Portico Quartet, the British group composed of Jack Wyllie (saxophones), Duncan Bellamy (drums), Milo Fitzpatrick (bass), and Keir Vine (keyboard/hang), has an unusual lineup and an unusual aesthetic, one that is showcased admirably on Portico Quartet, their third record. Just as British hip hop often has more electronica and dance influences than its American counterpart, British and European jazz-- or what we critics like to naïvely label jazz-- is likely to show less soul, rap and hard-bop influence and more indie rock and techno lineage, and that's very much in evidence here, from the echoing reverb of "4096 Colours" to the skittering beat of "City of Glass".

Not to limit the field too much, "Rubidium," the hypnotic fourth track of Portico Quartet, is reminiscent of the shifting polyrhythms of Steve Reich's drumming (an effect enhanced by the sound of the Hang (an instrument not unlike an upside-down steel drum); "Ruins" has a driving beat taken straight from the Esbjörn Svensson playbook; and Jack Wyllie's tenor and soprano saxophones often sound strikingly like the work of ECM artist Jan Garbarek (see "Spinner," the third track of the album).

In short, there's a lot here, sometimes too much (I had to take quite a few breaks as I worked my way through). The sound is heavily processed and deeply layered, often sounding as if the group was recording with a single mic in an empty warehouse or a church. All the better. If Portico can make an album that can appeal to broad range of tastes, all while keeping their artistic integrity intact and making the listener work hard in the process, more power to them.

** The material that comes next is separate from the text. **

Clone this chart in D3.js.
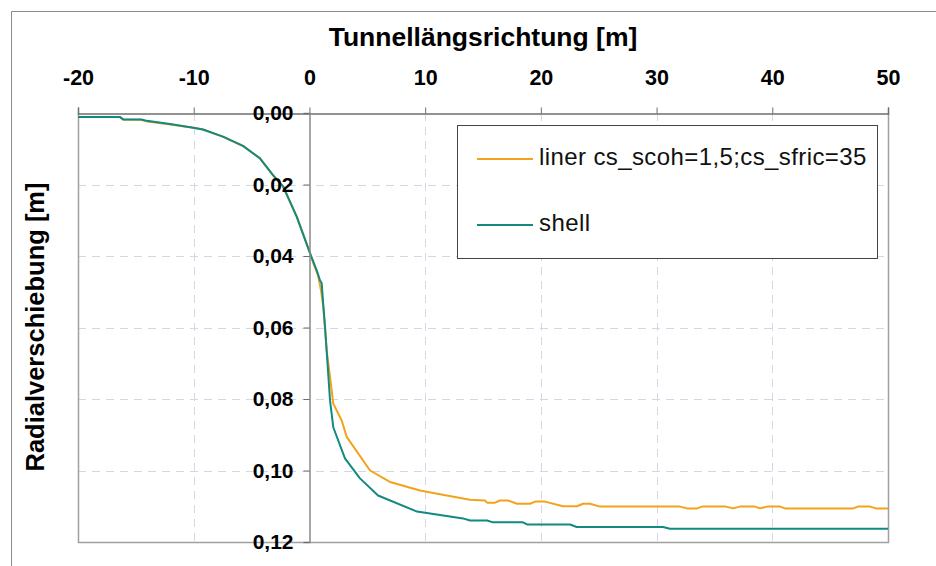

This is the first CD review put out by Nextbop, and I can think of no better way to recommend this album to our readers than to say that Portico Quartet is emblematic of what this site and its writers stand for. It's made by young musicians from outside the U.S. using a broad range of sounds and methods to create beautiful, enjoyable music. It's records like this one that are opening doors for the next generation of jazz musicians, and for generations after that. And whether or not the actual music strikes your fancy, that's something everyone should be able to appreciate. Highly recommended.